Written instruction » Omit pictures and quote the listing below line by line, from its start through the line that holds "-0.405, -0.44, -0.47];".

Data lines »
>> START
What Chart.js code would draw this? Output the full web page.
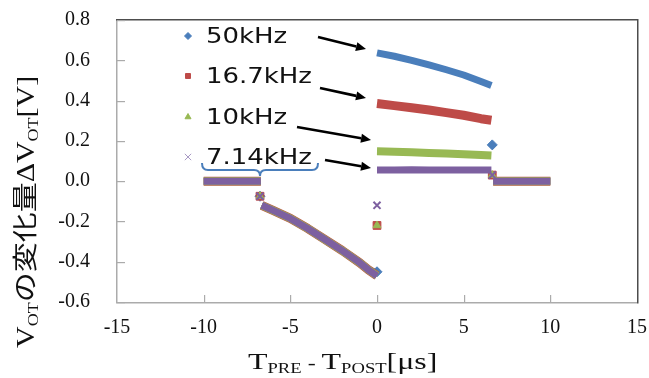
<!DOCTYPE html>
<html>
<head>
<meta charset="utf-8">
<script src="https://cdn.jsdelivr.net/npm/chart.js@4/dist/chart.umd.min.js"></script>
<style>
  html, body { margin: 0; padding: 0; background: #fff; }
  #wrap { width: 649px; height: 378px; }
</style>
</head>
<body>
<div id="wrap"><canvas id="chart"></canvas></div>
<script>
// ═══ DATA ═══
const X_TICKS = [-15, -10, -5, 0, 5, 10, 15];
const Y_TICKS = [-0.6, -0.4, -0.2, 0.0, 0.2, 0.4, 0.6, 0.8];

const SERIES = ['50kHz', '16.7kHz', '10kHz', '7.14kHz'];
const COLORS = ['#4A7EBB', '#BE4B48', '#98B954', '#7D60A0'];

// flat part before the pre pulse (same for all series)
const preFlatX = [-10, -9, -8, -7, -6.7];
const preFlatY = [0, 0, 0, 0, 0];
// single point at the step
const preStepX = -6.75;
const preStepY = -0.075;
// negative branch (all series overlap)
const preCurveX = [-6.65, -6, -5, -4, -3, -2, -1, -0.5, 0];
const preCurveY = [-0.12, -0.145, -0.185, -0.235, -0.29, -0.345, -0.405, -0.44, -0.47];

// isolated point at t = 0
const zeroJumpY = [-0.45, -0.22, -0.22, -0.12];

// positive branch
const postCurveX = [0, 1, 2, 3, 4, 5, 6, 6.6];
const postBlue   = [0.637, 0.62, 0.60, 0.577, 0.553, 0.527, 0.495, 0.475];
const postRed    = [0.385, 0.375, 0.364, 0.353, 0.34, 0.327, 0.31, 0.302];
const postGreen  = [0.148, 0.146, 0.143, 0.14, 0.137, 0.134, 0.13, 0.127];
const postPurple = [0.055, 0.055, 0.056, 0.055, 0.055, 0.055, 0.055, 0.055];

// point at the end of the post branch
const postStepX = 6.65;
const postStepY = [0.18, 0.03, 0.03, 0.03];

// flat part afterwards
const postFlatX = [6.7, 7, 8, 9, 10];
const postFlatY = [0, 0, 0, 0, 0];

// ═══ BUILD DATASETS ═══
const GAP = x => ({ x: x, y: null });
function buildSeries(i, post) {
  const pts = [];
  preFlatX.forEach((x, k) => pts.push({ x, y: preFlatY[k] }));
  pts.push(GAP(-6.72));
  pts.push({ x: preStepX, y: preStepY });
  pts.push(GAP(-6.7));
  preCurveX.forEach((x, k) => pts.push({ x, y: (i === 0 && k === preCurveX.length - 1) ? -0.455 : preCurveY[k] }));
  pts.push(GAP(0));
  pts.push({ x: 0, y: zeroJumpY[i] });
  pts.push(GAP(0));
  postCurveX.forEach((x, k) => pts.push({ x, y: post[k] }));
  pts.push(GAP(6.62));
  pts.push({ x: postStepX, y: postStepY[i] });
  pts.push(GAP(6.68));
  postFlatX.forEach((x, k) => pts.push({ x, y: postFlatY[k] }));
  return pts;
}

const POSTS = [postBlue, postRed, postGreen, postPurple];
const STYLES = ['rectRot', 'rect', 'triangle', 'crossRot'];
const RADII = [5, 5.5, 4.5, 5];
const WIDTHS = [7, 9, 8, 7];

// markers only where a point stands alone, the rest is a solid band
function isolated(ctx) {
  const d = ctx.dataset.data, k = ctx.dataIndex;
  const prev = d[k - 1], next = d[k + 1];
  return (!prev || prev.y === null) && (!next || next.y === null);
}

const datasets = SERIES.map((name, i) => ({
  label: name,
  data: buildSeries(i, POSTS[i]),
  showLine: true,
  spanGaps: false,
  borderColor: COLORS[i],
  backgroundColor: COLORS[i],
  borderWidth: WIDTHS[i],
  borderJoinStyle: 'round',
  pointStyle: STYLES[i],
  pointRadius: ctx => isolated(ctx) ? RADII[i] : 0,
  pointBorderWidth: i === 3 ? 2 : 1,
  pointBorderColor: COLORS[i],
  pointBackgroundColor: COLORS[i],
  order: 4 - i
}));

// ═══ ANNOTATIONS (legend text, arrows, brace, frame, titles) ═══
function arrow(ctx, x1, y1, x2, y2) {
  const a = Math.atan2(y2 - y1, x2 - x1);
  const hl = 10, hw = 4.5;
  const bx = x2 - hl * Math.cos(a), by = y2 - hl * Math.sin(a);
  ctx.beginPath();
  ctx.moveTo(x1, y1);
  ctx.lineTo(bx, by);
  ctx.lineWidth = 2.6;
  ctx.strokeStyle = '#000';
  ctx.stroke();
  ctx.beginPath();
  ctx.moveTo(x2, y2);
  ctx.lineTo(bx + hw * Math.sin(a), by - hw * Math.cos(a));
  ctx.lineTo(bx - hw * Math.sin(a), by + hw * Math.cos(a));
  ctx.closePath();
  ctx.fillStyle = '#000';
  ctx.fill();
}

function richText(ctx, parts, x, y, sx) {
  // parts: [text, size, dy]
  ctx.save();
  ctx.translate(x, y);
  ctx.scale(sx, 1);
  let cx = 0;
  parts.forEach(p => {
    ctx.font = p[1] + 'px "Liberation Serif", "Noto Sans CJK JP", serif';
    ctx.fillText(p[0], cx, p[2]);
    cx += ctx.measureText(p[0]).width;
  });
  ctx.restore();
}

const annotate = {
  id: 'annotate',
  afterDatasetsDraw(chart) {
    const ctx = chart.ctx;
    const xs = chart.scales.x, ys = chart.scales.y;
    const L = xs.left, R = xs.right, T = ys.top, B = ys.bottom;
    ctx.save();

    // frame: light left/bottom, dark top/right
    ctx.fillStyle = '#ABABAB';
    ctx.fillRect(L - 1, T, 1.5, B - T + 1);
    ctx.fillRect(L - 1, B, R - L + 1, 1.5);
    ctx.fillStyle = '#4D4D4D';
    ctx.fillRect(L - 1, T - 1, R - L + 2, 1.5);
    ctx.fillRect(R, T - 1, 1.5, B - T + 2.5);

    // inside tick marks
    ctx.fillStyle = '#ABABAB';
    Y_TICKS.forEach(v => {
      const py = Math.round(ys.getPixelForValue(v));
      ctx.fillRect(L, py, 8, 1.2);
    });
    X_TICKS.slice(1, -1).forEach(v => {
      const px = Math.round(xs.getPixelForValue(v));
      ctx.fillRect(px, B - 7, 1.2, 7);
    });

    // legend labels
    const labelY = [36, 76, 117, 157];
    ctx.textBaseline = 'middle';
    SERIES.forEach((name, i) => {
      ctx.save();
      ctx.fillStyle = COLORS[i];
      ctx.strokeStyle = i === 3 ? '#A899C4' : COLORS[i];
      ctx.lineWidth = 1;
      Chart.helpers.drawPoint(ctx, {
        pointStyle: STYLES[i], radius: i === 3 ? 4.5 : 3.5, rotation: 0, borderWidth: 1
      }, 188, labelY[i]);
      ctx.restore();
      ctx.save();
      ctx.translate(206, labelY[i] + 1);
      ctx.scale(1.18, 1);
      ctx.font = '22px "DejaVu Sans", sans-serif';
      ctx.fillStyle = '#111';
      ctx.fillText(name, 0, 0);
      ctx.restore();
    });

    // arrows
    arrow(ctx, 318, 37, 366, 49);
    arrow(ctx, 320, 88, 366, 98);
    arrow(ctx, 297, 127, 371, 140);
    arrow(ctx, 325, 160, 371, 168);

    // brace
    ctx.strokeStyle = '#4A7EBB';
    ctx.lineWidth = 2;
    ctx.beginPath();
    ctx.moveTo(202, 163);
    ctx.quadraticCurveTo(202, 170, 208, 170);
    ctx.lineTo(254, 170);
    ctx.quadraticCurveTo(260, 170, 260, 176);
    ctx.quadraticCurveTo(260, 170, 266, 170);
    ctx.lineTo(312, 170);
    ctx.quadraticCurveTo(318, 170, 318, 163);
    ctx.stroke();

    // axis titles
    ctx.fillStyle = '#111';
    ctx.textBaseline = 'alphabetic';
    richText(ctx, [['T', 24, 0], ['PRE', 14, 4], [' - ', 18, 0], ['T', 24, 0], ['POST', 14, 4], ['[μs]', 24, 0]], 248, 369, 1.33);

    ctx.save();
    ctx.translate(34, 348);
    ctx.rotate(-Math.PI / 2);
    richText(ctx, [['V', 25, 0], ['OT', 15, 4], ['の変化量', 25, 0], ['ΔV', 25, 0], ['OT', 15, 4], ['[V]', 25, 0]], 0, 0, 1.2);
    ctx.restore();

    ctx.restore();
  }
};

// ═══ CHART ═══
new Chart(document.getElementById('chart'), {
  type: 'scatter',
  data: { datasets },
  options: {
    responsive: true,
    maintainAspectRatio: false,
    animation: false,
    layout: { padding: { top: 20, right: 12, left: 0, bottom: 0 } },
    plugins: { legend: { display: false }, tooltip: { enabled: false } },
    scales: {
      x: {
        type: 'linear', min: -15, max: 15,
        afterBuildTicks: s => { s.ticks = X_TICKS.map(v => ({ value: v })); },
        afterFit: s => { s.height = 76; s.paddingLeft = 0; s.paddingRight = 0; },
        grid: { display: false, drawTicks: false },
        border: { display: false },
        ticks: { padding: 14, color: '#111', font: { family: '"Liberation Serif", serif', size: 20 }, maxRotation: 0 }
      },
      y: {
        type: 'linear', min: -0.6, max: 0.8,
        afterBuildTicks: s => { s.ticks = Y_TICKS.map(v => ({ value: v })); },
        afterFit: s => { s.width = 117; s.paddingTop = 0; s.paddingBottom = 0; },
        grid: { display: false, drawTicks: false },
        border: { display: false },
        ticks: { padding: 27, color: '#111', font: { family: '"Liberation Serif", serif', size: 20 }, callback: v => v.toFixed(1) }
      }
    }
  },
  plugins: [annotate]
});
</script>
</body>
</html>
>> END
Response for this exercise »
What Chart.js code would draw this? Output the full web page.
<!DOCTYPE html>
<html>
<head>
<meta charset="utf-8">
<script src="https://cdn.jsdelivr.net/npm/chart.js@4/dist/chart.umd.min.js"></script>
<style>
  html, body { margin: 0; padding: 0; background: #fff; }
  #wrap { width: 649px; height: 378px; }
</style>
</head>
<body>
<div id="wrap"><canvas id="chart"></canvas></div>
<script>
// ═══ DATA ═══
const X_TICKS = [-15, -10, -5, 0, 5, 10, 15];
const Y_TICKS = [-0.6, -0.4, -0.2, 0.0, 0.2, 0.4, 0.6, 0.8];

const SERIES = ['50kHz', '16.7kHz', '10kHz', '7.14kHz'];
const COLORS = ['#4A7EBB', '#BE4B48', '#98B954', '#7D60A0'];

// flat part before the pre pulse (same for all series)
const preFlatX = [-10, -9, -8, -7, -6.7];
const preFlatY = [0, 0, 0, 0, 0];
// single point at the step
const preStepX = -6.75;
const preStepY = -0.075;
// negative branch (all series overlap)
const preCurveX = [-6.65, -6, -5, -4, -3, -2, -1, -0.5, 0];
const preCurveY = [-0.12, -0.145, -0.185, -0.235, -0.29, -0.345, -0.405, -0.44, -0.47];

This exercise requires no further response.